Deutlich wurde allein, dass unsere individualisierte Gesellschaft und die Vielfalt an möglichen Freiheitsdefinitionen es heute erschweren, einen Konsens für eine neue Feminismusdebatte zu finden. Seit 1949 hat sich insofern einiges verändert, als dass wir globaler denken - Beauvoir beschäftigte sich lediglich mit der Frau der westlichen Ersten Welt - und individueller handeln - die Frauen als Kategorie erscheint uns heute einschränkend und grob verallgemeinernd. Ebenso kommen heute zum binären Geschlechterverständnis Beauvoirs eine Menge anderer möglicher Geschlechtsidentitäten und Sexualorientierungen hinzu, die in einer aktuellen Debatte berücksichtigt werden müssen.
Und so kam es, dass in der gestrigen Zusammenkunft selbst einzelne kraftvolle Aussagen sich im allgemeinen trüben Gedankenbrei verflüssigten und die Chance, neue konkrete Thesen aufzustellen, an denen sich wieder die Geister scheiden können, ungenutzt blieb. Schade.

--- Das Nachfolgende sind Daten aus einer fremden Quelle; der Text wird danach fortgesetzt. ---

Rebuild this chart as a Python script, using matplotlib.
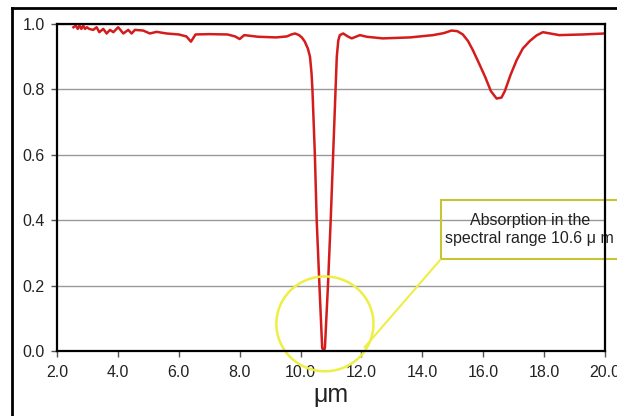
import numpy as np
import matplotlib
matplotlib.use("Agg")
import matplotlib.pyplot as plt
from matplotlib.patches import Ellipse, Rectangle
from matplotlib.lines import Line2D

plt.rcParams['font.family'] = ['Liberation Sans', 'DejaVu Sans']

# transmission curve
wavelength = [2.54, 2.62, 2.68, 2.74, 2.80, 2.86, 2.92, 2.98, 3.06, 3.19,
              3.30, 3.39, 3.52, 3.63, 3.74, 3.85, 4.01, 4.18, 4.34, 4.45,
              4.56, 4.83, 5.05, 5.27, 5.60, 6.00, 6.25, 6.40, 6.55, 7.00,
              7.60, 7.85, 8.00, 8.15, 8.60, 9.20, 9.55, 9.70, 9.82, 9.95,
              10.05, 10.14, 10.24, 10.31, 10.36, 10.39, 10.47, 10.53, 10.62,
              10.71, 10.76, 10.80, 10.90, 10.99, 11.07, 11.15, 11.19, 11.24,
              11.29, 11.40, 11.55, 11.68, 11.95, 12.17, 12.70, 13.60, 14.35,
              14.70, 14.96, 15.15, 15.33, 15.50, 15.66, 15.86, 16.06, 16.25,
              16.44, 16.60, 16.71, 16.90, 17.10, 17.30, 17.53, 17.75, 17.96,
              18.50, 19.27, 20.00]
transmission = [0.990, 0.995, 0.985, 0.995, 0.985, 0.995, 0.985, 0.990, 0.985, 0.982,
                0.990, 0.975, 0.985, 0.971, 0.982, 0.975, 0.990, 0.971, 0.982, 0.971,
                0.982, 0.980, 0.971, 0.976, 0.971, 0.968, 0.962, 0.946, 0.968, 0.969,
                0.968, 0.962, 0.954, 0.966, 0.961, 0.959, 0.962, 0.968, 0.971, 0.966,
                0.958, 0.946, 0.925, 0.900, 0.850, 0.800, 0.600, 0.400, 0.200,
                0.010, 0.000, 0.010, 0.200, 0.400, 0.600, 0.800, 0.900, 0.950,
                0.966, 0.971, 0.962, 0.956, 0.966, 0.961, 0.956, 0.959, 0.966,
                0.972, 0.980, 0.978, 0.968, 0.948, 0.920, 0.880, 0.839, 0.795,
                0.772, 0.775, 0.795, 0.845, 0.890, 0.925, 0.948, 0.965, 0.975,
                0.966, 0.968, 0.971]

x_ticks = [2.0, 4.0, 6.0, 8.0, 10.0, 12.0, 14.0, 16.0, 18.0, 20.0]
y_ticks = [0.0, 0.2, 0.4, 0.6, 0.8, 1.0]
note_text = "Absorption in the\nspectral range 10.6 \u03bc m"

fig = plt.figure(figsize=(6.17, 4.16), dpi=100)
ax = fig.add_axes([57 / 617, 65 / 416, 548 / 617, 327 / 416])

ax.plot(wavelength, transmission, color='#d41c1c', linewidth=1.8,
        solid_joinstyle='round', zorder=3)

ax.set_xlim(2.0, 20.0)
ax.set_ylim(0.0, 1.0)
ax.set_xticks(x_ticks)
ax.set_yticks(y_ticks)
ax.set_xticklabels([f"{v:.1f}" for v in x_ticks])
ax.set_yticklabels([f"{v:.1f}" for v in y_ticks])
ax.tick_params(axis='both', direction='out', length=4, width=1,
               color='#555555', labelsize=11.5, labelcolor='#222222')
ax.tick_params(axis='x', pad=6)
ax.tick_params(axis='y', pad=5)
ax.set_xlabel("\u03bcm", fontsize=18, labelpad=2, color='#222222')

ax.grid(axis='y', color='#999999', linewidth=1)
ax.set_axisbelow(True)
for sp in ax.spines.values():
    sp.set_linewidth(1.6)
    sp.set_color('black')
    sp.set_zorder(5)

# yellow circle around the absorption dip
ax.add_patch(Ellipse((10.80, 0.083), 3.19, 0.29, fill=False,
                     edgecolor='#eeee44', linewidth=1.8, clip_on=False, zorder=4))
ax.add_line(Line2D([12.11, 14.61], [0.012, 0.281], color='#eeee44',
                   linewidth=1.5, clip_on=False, zorder=4))
ax.add_patch(Rectangle((14.61, 0.281), 6.0, 0.181, fill=False,
                       edgecolor='#c8c434', linewidth=1.5, clip_on=False, zorder=4))
ax.text(17.53, 0.372, note_text, ha='center', va='center', fontsize=11.5,
        color='#222222', linespacing=1.3, zorder=4)

# outer frame of the picture
fig.add_artist(Line2D([12 / 617, 12 / 617], [0, 1 - 8 / 416],
                      transform=fig.transFigure, color='black', linewidth=2))
fig.add_artist(Line2D([12 / 617, 1], [1 - 8 / 416, 1 - 8 / 416],
                      transform=fig.transFigure, color='black', linewidth=2))

fig.savefig("out.png", dpi=100)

Als Gedankenanstoß und nachträglicher Versuch, für intellektuelle Reibungen zu sorgen, seien an dieser Stelle dennoch einige der bedeutenden Aussagen aufgeführt. Effi Böhlke beklagte die anhaltende Zurückhaltung der Frau, Verhaltensmuster abzuschütteln und Freiräume aufzubrechen. Sie selbst sei emanzipiert worden, als die Beziehung zu ihrem Mann zerbrach, also aus einem passiven Erlebnis und einer gewissen Notwendigkeit heraus. Ingeborg Gleichauf wies auf ihre eigene finanzielle Abhängigkeit hin, aus der sie sich trotz beruflichem Erfolg nicht befreien könne. Beide Frauen sind Mutter dreier Kinder und stehen den Aussagen Beauvoirs über die Mutterschaft distanziert gegenüber (hier hätte ich gerne mehr erfahren). Meredith Haaf, gab an, dass sich Frauen heutzutage zwar nicht mehr geknechtet fühlten, ihre Aggressionen deswegen jedoch nicht mehr nach Außen, sondern nach Innen richteten und so zum Opfer ihrer eigenen Täterschaft würden (Wem wird damit (nicht) gedient?). Bezeichnend war, dass trotz dieser – so fasse ich sie auf - resignierten Appelle, immer wieder auf die positive Entwicklung der Gesellschaft gepocht wurde, dass schon so viel erreicht worden ist und sich ja schon irgendwie frei fühle. Ist eine Bewegung zum Stillstand gekommen?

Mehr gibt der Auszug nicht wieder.